New York

José Parlá, Writers’ Bench: Grand Concourse and 149th Street, The Bronx, 2020, acrylic, ink, collage, enamel, plaster, and oil on canvas, 60 × 96".

José Parlá, Writers’ Bench: Grand Concourse and 149th Street, The Bronx, 2020, acrylic, ink, collage, enamel, plaster, and oil on canvas, 60 × 96".

José Parlá

“It’s Yours,” José Parlá’s solo exhibition of recent paintings here, took its name from Bronx rapper T La Rock’s 1984 formative hip-hop single, a self-reflexive anthem that sets out the genre’s parameters and its promise of democratic permissiveness. It was a good analogue for Parlá’s practice, a style of Abstract Expressionism informed by both the energy of street life and the built environment of the street itself. Parlá, a tagger at heart (a selection of his early blackbooks are featured), works in what is sometimes called a postgraffiti mode but is probably better understood as gestural anthropology. As T La Rock prescribed, Parlá samples the very stuff of New York City, such as peeling paint, crumbling concrete, and oxidizing advertisements pasted one on top of another. In deteriorating, these ads achieve another life. To be clear, Parlá’s point of reference isn’t midtown. The artist’s tracings are of the periphery: the outer boroughs’ vast apartment blocks and corner bodegas—the parts of the city that can often seem to exist despite its ruthless cycles of neglect and gentrification. His visual language casts a devotional eye toward urban dilapidation and ephemerality; joy doesn’t exist without suffering, and Parlá’s work internalizes both. His large-scale paintings position the wall as living organism, their impasto surfaces and calligraphic gestures tracing the textures of neighborhoods that build up over time, dissolve, and recede into collective memory, evoking a full sweep of movements, both local and diasporic. They touch upon displacement, disenfranchisement, poverty, institutional racism, and a deeply felt sense of ownership, even if that ownership is more sentimental than deeded.

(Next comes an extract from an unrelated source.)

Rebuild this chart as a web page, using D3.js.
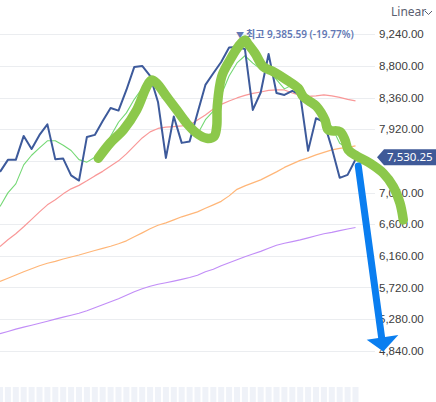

These ideas are intense, and the paintings, which are fully saturated and almost ecstatically chromatic, were intense to look at. Writers’ Bench: Grand Concourse and 149th Street, The Bronx (all works cited, 2020), a paean to the titular forum that developed in the 1970s in the eponymous subway station a few blocks from the museum—where style writers would convene to kibitz—is a crash of mottled pinks, safety orange, and darting line work. It looks the way an uptown 5 train sounds: like a reverie of chaos coming at full speed. Installed in the museum’s lobby, It’s Yours: The International Illegal Construct Against Indigenous People, a heroic panorama of torn and layered canvas, reads like an epic poem, progressing from loamy grays into electric bursts of reds, cobalts, yellows, and oranges; Parlá’s loping, looping gestures tell a tale as dramatic as any Diego Rivera fresco. Its dramatically frayed bottom edge suggests an excavation of an artifact of the city’s past, the kind paved over with cool indifference.

Graffiti’s progression from outlaw aesthetic to commodity fetish is of course long complete, so it’s a credit to Parlá that his work manages to feel earnest. His paintings scan as decay, but they’re new, vibrant. One way he develops his craggy facades—which glitter like diamond dust—is by combining plaster with various gel mediums and acrylic paint, then applying the mixture to the surfaces of his canvases with his hands. His works also reproduce tags from some of the elder statesmen of style writing, including Chino BYI and Coco 144, and echo the wisdom of mentors such as Phase 2, who said that referring to a major art form as “graffiti” is akin to “calling a meteor a pebble”; an allusion to this sentiment is scratched into one of the painting’s surfaces. Such gestures give Parlá’s works a beatific cast.

Public art is defined by its placement, but street art and specifically graffiti derive their power from openness. At any other institution, the promise of “It’s Yours” would risk being made a lie, its charge defused owing to the works’ being locked away behind glass while visitors are forced to pay an exorbitant entrance fee. Happily, the exhibition avoided that fate. Admission to the museum is free.